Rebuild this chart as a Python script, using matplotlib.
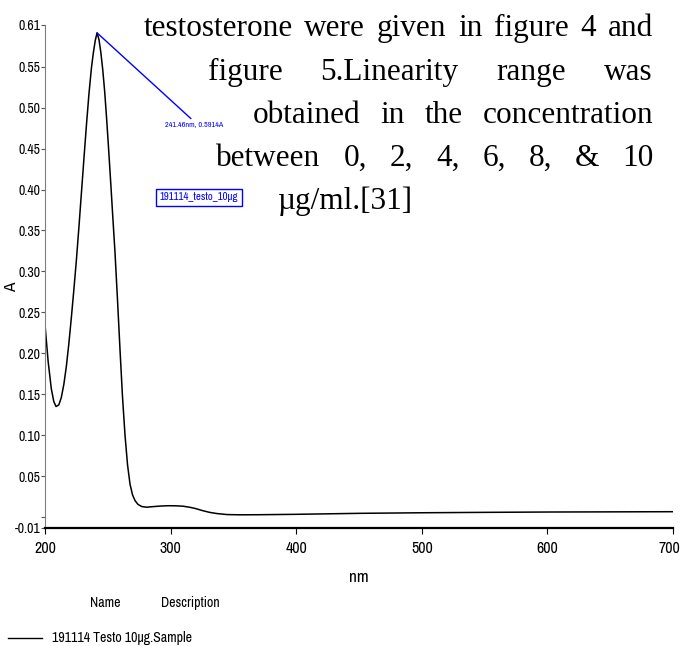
# UV spectrum of testosterone 10 ug/ml

import matplotlib
matplotlib.use("Agg")
import matplotlib.pyplot as plt
from matplotlib.lines import Line2D
from matplotlib import font_manager
from matplotlib.transforms import ScaledTranslation

# Data
wavelength = [200, 202.5, 205, 207, 208.8, 211, 213, 215, 217, 219, 221, 223,
              225, 227, 229, 231, 233, 235, 237, 238.5, 240, 241.46,
              243, 244.5, 246, 247.5, 249, 250.5, 252.5, 254, 255.7, 257.7, 259.7,
              261.7, 263.7, 265.7, 267.7, 269.7, 271.7, 274, 277, 281, 286, 292,
              298, 304, 310, 315, 320, 325, 331, 337, 345, 355, 370, 400, 450,
              500, 550, 600, 650, 700]
absorbance = [0.235, 0.19, 0.157, 0.141, 0.135, 0.137, 0.146, 0.162, 0.184, 0.212,
              0.244, 0.278, 0.314, 0.354, 0.396, 0.438, 0.479, 0.517, 0.549,
              0.567, 0.582, 0.5914,
              0.583, 0.567, 0.546, 0.52, 0.488, 0.453, 0.404, 0.366, 0.324, 0.266,
              0.205, 0.147, 0.100, 0.064, 0.040, 0.027, 0.020, 0.0155, 0.0128,
              0.012, 0.0127, 0.0134, 0.0138, 0.0137, 0.0132, 0.012, 0.0103, 0.008,
              0.0057, 0.0042, 0.003, 0.0027, 0.0028, 0.0033, 0.0045, 0.0052,
              0.0057, 0.0061, 0.0063, 0.0065]

peak_nm = 241.46
peak_a = 0.5914
peak_label = "241.46nm, 0.5914A"
sample_tag = "191114_testo_10µg"
legend_name = "191114 Testo 10µg.Sample"

x_ticks = [200, 300, 400, 500, 600, 700]
y_min, y_max = -0.0128, 0.601
y_ticks = [y_min, 0.0, 0.05, 0.10, 0.15, 0.20, 0.25, 0.30, 0.35, 0.40, 0.45, 0.50, 0.55, y_max]
y_labels = ["-0.01", "", "0.05", "0.10", "0.15", "0.20", "0.25", "0.30", "0.35",
            "0.40", "0.45", "0.50", "0.55", "0.61"]

# page text that sits over the chart
overlay_lines = ["testosterone were given in figure 4 and",
                 "figure 5.Linearity range was",
                 "obtained in the concentration",
                 "between 0, 2, 4, 6, 8, & 10",
                 "µg/ml.[31]"]

W, H = 681, 646

# narrow sans if there is one, else Liberation Sans a bit smaller
narrow_path = None
for f in font_manager.fontManager.ttflist:
    if "Narrow" in f.name and f.style == "normal" and f.weight in (400, "normal", "regular"):
        narrow_path = f.fname
        break
if narrow_path:
    narrow = font_manager.FontProperties(fname=narrow_path)
    k = 1.0
else:
    narrow = font_manager.FontProperties(family="Liberation Sans")
    k = 0.84
serif = ["Liberation Serif", "DejaVu Serif"]

fig = plt.figure(figsize=(W / 100, H / 100), dpi=100)
ax = fig.add_axes([45 / W, 1 - 527.5 / H, (673 - 45) / W, (527.5 - 25) / H])

ax.plot(wavelength, absorbance, color="black", lw=1.1)
ax.set_xlim(200, 700)
ax.set_ylim(y_min, y_max)

ax.spines["top"].set_visible(False)
ax.spines["right"].set_visible(False)
ax.spines["left"].set_color("#7f7f7f")
ax.spines["left"].set_linewidth(0.8)
ax.spines["bottom"].set_linewidth(1.6)

ax.set_xticks(x_ticks)
ax.set_xticklabels([str(v) for v in x_ticks], fontproperties=narrow, fontsize=11.5 * k)
ax.set_yticks(y_ticks)
ax.set_yticklabels(y_labels, fontproperties=narrow, fontsize=10 * k)
ax.tick_params(axis="x", length=4, width=0.8, pad=5.5)
ax.tick_params(axis="y", length=3, width=0.8, pad=0.5, color="#555555")
last = ax.get_xticklabels()[-1]
last.set_horizontalalignment("right")
last.set_transform(last.get_transform() + ScaledTranslation(7 / 100, 0, fig.dpi_scale_trans))

fig.text(359 / W, 1 - 578 / H, "nm", fontproperties=narrow, fontsize=12.5 * k,
         ha="center", va="center")
fig.text(12 / W, 1 - 287 / H, "A", fontproperties=narrow, fontsize=12.5 * k,
         ha="center", va="center", rotation=90)

# peak marker
ax.annotate(peak_label, xy=(peak_nm, peak_a), xytext=(318.6, 0.4796),
            color="blue", fontproperties=narrow, fontsize=5.8 * k, ha="center", va="center",
            arrowprops=dict(arrowstyle="-", color="blue", lw=1, shrinkA=0, shrinkB=0,
                            relpos=(0.5, 1.0)))
ax.text(322.7, 0.3904, sample_tag, color="blue", fontproperties=narrow, fontsize=7.8 * k,
        ha="center", va="center",
        bbox=dict(boxstyle="square,pad=0.35", fc="none", ec="blue", lw=1))

# legend block under the plot
fig.text(105 / W, 1 - 603 / H, "Name", fontproperties=narrow, fontsize=10 * k,
         ha="center", va="center")
fig.text(190 / W, 1 - 603 / H, "Description", fontproperties=narrow, fontsize=10 * k,
         ha="center", va="center")
fig.add_artist(Line2D([8 / W, 42 / W], [1 - 638 / H, 1 - 638 / H], color="black", lw=1,
                      transform=fig.transFigure))
fig.text(52 / W, 1 - 638 / H, legend_name, fontproperties=narrow, fontsize=10 * k,
         ha="left", va="center")

# justified paragraph on top
line_left = [143.5, 207.7, 252.8, 216.4, 277.2]
line_base = [36, 80, 123, 166, 209]
right_edge = 653
renderer = fig.canvas.get_renderer()
for n, (line, x0, yb) in enumerate(zip(overlay_lines, line_left, line_base)):
    words = line.split()
    objs = [fig.text(0, 1 - yb / H, w, family=serif, fontsize=22.5, ha="left", va="baseline")
            for w in words]
    widths = [o.get_window_extent(renderer).width for o in objs]
    if len(words) > 1 and n < len(overlay_lines) - 1:
        gap = (right_edge - x0 - sum(widths)) / (len(words) - 1)
    else:
        gap = 8
    x = x0
    for o, w in zip(objs, widths):
        o.set_x(x / W)
        x += w + gap

fig.savefig("out.png", dpi=100)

· · · · · · ·

STATED EXERCISE
From the data above, write out everything exactly except the pictures.

RESPONSE TO THIS TASK
Rebuild this chart as a Python script, using matplotlib.
# UV spectrum of testosterone 10 ug/ml

import matplotlib
matplotlib.use("Agg")
import matplotlib.pyplot as plt
from matplotlib.lines import Line2D
from matplotlib import font_manager
from matplotlib.transforms import ScaledTranslation

# Data
wavelength = [200, 202.5, 205, 207, 208.8, 211, 213, 215, 217, 219, 221, 223,
              225, 227, 229, 231, 233, 235, 237, 238.5, 240, 241.46,
              243, 244.5, 246, 247.5, 249, 250.5, 252.5, 254, 255.7, 257.7, 259.7,
              261.7, 263.7, 265.7, 267.7, 269.7, 271.7, 274, 277, 281, 286, 292,
              298, 304, 310, 315, 320, 325, 331, 337, 345, 355, 370, 400, 450,
              500, 550, 600, 650, 700]
absorbance = [0.235, 0.19, 0.157, 0.141, 0.135, 0.137, 0.146, 0.162, 0.184, 0.212,
              0.244, 0.278, 0.314, 0.354, 0.396, 0.438, 0.479, 0.517, 0.549,
              0.567, 0.582, 0.5914,
              0.583, 0.567, 0.546, 0.52, 0.488, 0.453, 0.404, 0.366, 0.324, 0.266,
              0.205, 0.147, 0.100, 0.064, 0.040, 0.027, 0.020, 0.0155, 0.0128,
              0.012, 0.0127, 0.0134, 0.0138, 0.0137, 0.0132, 0.012, 0.0103, 0.008,
              0.0057, 0.0042, 0.003, 0.0027, 0.0028, 0.0033, 0.0045, 0.0052,
              0.0057, 0.0061, 0.0063, 0.0065]

peak_nm = 241.46
peak_a = 0.5914
peak_label = "241.46nm, 0.5914A"
sample_tag = "191114_testo_10µg"
legend_name = "191114 Testo 10µg.Sample"

x_ticks = [200, 300, 400, 500, 600, 700]
y_min, y_max = -0.0128, 0.601
y_ticks = [y_min, 0.0, 0.05, 0.10, 0.15, 0.20, 0.25, 0.30, 0.35, 0.40, 0.45, 0.50, 0.55, y_max]
y_labels = ["-0.01", "", "0.05", "0.10", "0.15", "0.20", "0.25", "0.30", "0.35",
            "0.40", "0.45", "0.50", "0.55", "0.61"]

# page text that sits over the chart
overlay_lines = ["testosterone were given in figure 4 and",
                 "figure 5.Linearity range was",
                 "obtained in the concentration",
                 "between 0, 2, 4, 6, 8, & 10",
                 "µg/ml.[31]"]

W, H = 681, 646

# narrow sans if there is one, else Liberation Sans a bit smaller
narrow_path = None
for f in font_manager.fontManager.ttflist:
    if "Narrow" in f.name and f.style == "normal" and f.weight in (400, "normal", "regular"):
        narrow_path = f.fname
        break
if narrow_path:
    narrow = font_manager.FontProperties(fname=narrow_path)
    k = 1.0
else:
    narrow = font_manager.FontProperties(family="Liberation Sans")
    k = 0.84
serif = ["Liberation Serif", "DejaVu Serif"]

fig = plt.figure(figsize=(W / 100, H / 100), dpi=100)
ax = fig.add_axes([45 / W, 1 - 527.5 / H, (673 - 45) / W, (527.5 - 25) / H])

ax.plot(wavelength, absorbance, color="black", lw=1.1)
ax.set_xlim(200, 700)
ax.set_ylim(y_min, y_max)

ax.spines["top"].set_visible(False)
ax.spines["right"].set_visible(False)
ax.spines["left"].set_color("#7f7f7f")
ax.spines["left"].set_linewidth(0.8)
ax.spines["bottom"].set_linewidth(1.6)

ax.set_xticks(x_ticks)
ax.set_xticklabels([str(v) for v in x_ticks], fontproperties=narrow, fontsize=11.5 * k)
ax.set_yticks(y_ticks)
ax.set_yticklabels(y_labels, fontproperties=narrow, fontsize=10 * k)
ax.tick_params(axis="x", length=4, width=0.8, pad=5.5)
ax.tick_params(axis="y", length=3, width=0.8, pad=0.5, color="#555555")
last = ax.get_xticklabels()[-1]
last.set_horizontalalignment("right")
last.set_transform(last.get_transform() + ScaledTranslation(7 / 100, 0, fig.dpi_scale_trans))

fig.text(359 / W, 1 - 578 / H, "nm", fontproperties=narrow, fontsize=12.5 * k,
         ha="center", va="center")
fig.text(12 / W, 1 - 287 / H, "A", fontproperties=narrow, fontsize=12.5 * k,
         ha="center", va="center", rotation=90)

# peak marker
ax.annotate(peak_label, xy=(peak_nm, peak_a), xytext=(318.6, 0.4796),
            color="blue", fontproperties=narrow, fontsize=5.8 * k, ha="center", va="center",
            arrowprops=dict(arrowstyle="-", color="blue", lw=1, shrinkA=0, shrinkB=0,
                            relpos=(0.5, 1.0)))
ax.text(322.7, 0.3904, sample_tag, color="blue", fontproperties=narrow, fontsize=7.8 * k,
        ha="center", va="center",
        bbox=dict(boxstyle="square,pad=0.35", fc="none", ec="blue", lw=1))

# legend block under the plot
fig.text(105 / W, 1 - 603 / H, "Name", fontproperties=narrow, fontsize=10 * k,
         ha="center", va="center")
fig.text(190 / W, 1 - 603 / H, "Description", fontproperties=narrow, fontsize=10 * k,
         ha="center", va="center")
fig.add_artist(Line2D([8 / W, 42 / W], [1 - 638 / H, 1 - 638 / H], color="black", lw=1,
                      transform=fig.transFigure))
fig.text(52 / W, 1 - 638 / H, legend_name, fontproperties=narrow, fontsize=10 * k,
         ha="left", va="center")

# justified paragraph on top
line_left = [143.5, 207.7, 252.8, 216.4, 277.2]
line_base = [36, 80, 123, 166, 209]
right_edge = 653
renderer = fig.canvas.get_renderer()
for n, (line, x0, yb) in enumerate(zip(overlay_lines, line_left, line_base)):
    words = line.split()
    objs = [fig.text(0, 1 - yb / H, w, family=serif, fontsize=22.5, ha="left", va="baseline")
            for w in words]
    widths = [o.get_window_extent(renderer).width for o in objs]
    if len(words) > 1 and n < len(overlay_lines) - 1:
        gap = (right_edge - x0 - sum(widths)) / (len(words) - 1)
    else:
        gap = 8
    x = x0
    for o, w in zip(objs, widths):
        o.set_x(x / W)
        x += w + gap

fig.savefig("out.png", dpi=100)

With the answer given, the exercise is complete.